Ещё раз, основная плохая весть для марксистов (как немногочисленных истинных, так и преобладающих ложных) заключается в том, что Маркс рассчитывал на смену формации в силу усложнения системы (и она к этому пришла). Но выход на первый план экономического кризиса и тенденция к снятию внутрисистемных политических противоречий ведут к тому, что система упростится и, за счёт этого упрощения, получит дополнительный ресурс для продления своего существования. Буквально получит второй шанс.

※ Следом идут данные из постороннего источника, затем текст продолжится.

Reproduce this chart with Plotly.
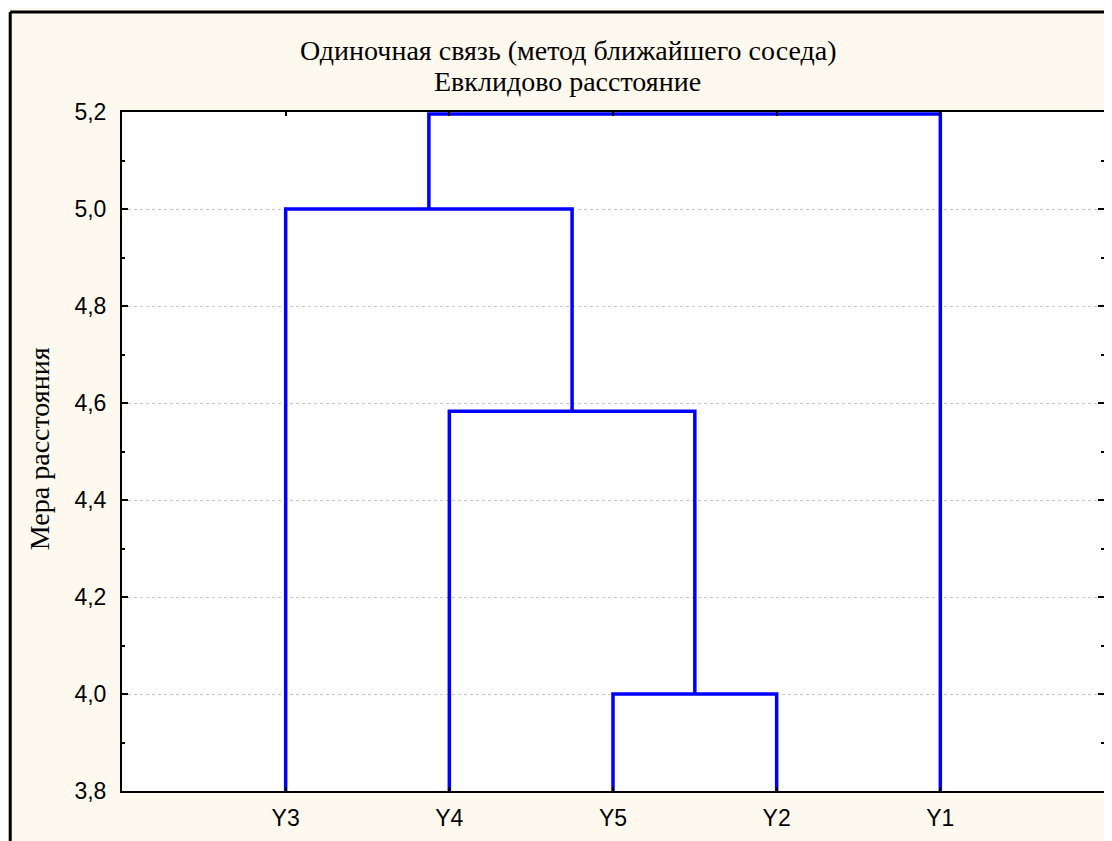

Если же предположить, что мечта леваков сбылась и бунт маргиналов победил во всём мире, человечеству придётся начинать всё сначала, а американские фильмы об постапокалиптическом обществе послужат неплохим пособием для организации жизни в новом каменном веке. Если это, конечно, можно будет назвать жизнью.
Впрочем, пока у России есть неплохие шансы на преодоление текущего кризиса без катастрофических последствий, Санкции таки сыграли положительную роль, резко снизив уровень интеграции российской экономики в глобальную, а значит и зависимости от неё. У России есть уже оформленная система экономических союзов в Евразии, позволяющая ей контролировать рынок в два раза больше собственного. Если Китаю также удастся уцелеть (хоть его потери будут серьёзнее российских, за счёт более сильной зависимости от рынков США и ЕС), то можно будет даже претендовать на совместный контроль над рынком Евразии (включая то, что останется от ЕС).
Это неплохой задел для последующей глобальной экономической экспансии и глобального же доминирования. Осталось только не повторить американские ошибки и, возможно, следующее поколение всё же увидит прекрасный новый мир, бесконечно далёкий от представлений о нём классиков марксизма и их эпигонов, пытавшихся реализовать на практике идеи Маркса в ХХ веке, но также мало похожий и наш сегодняшний. Главное обеспечить к нему плавный (без войн и революций) переход.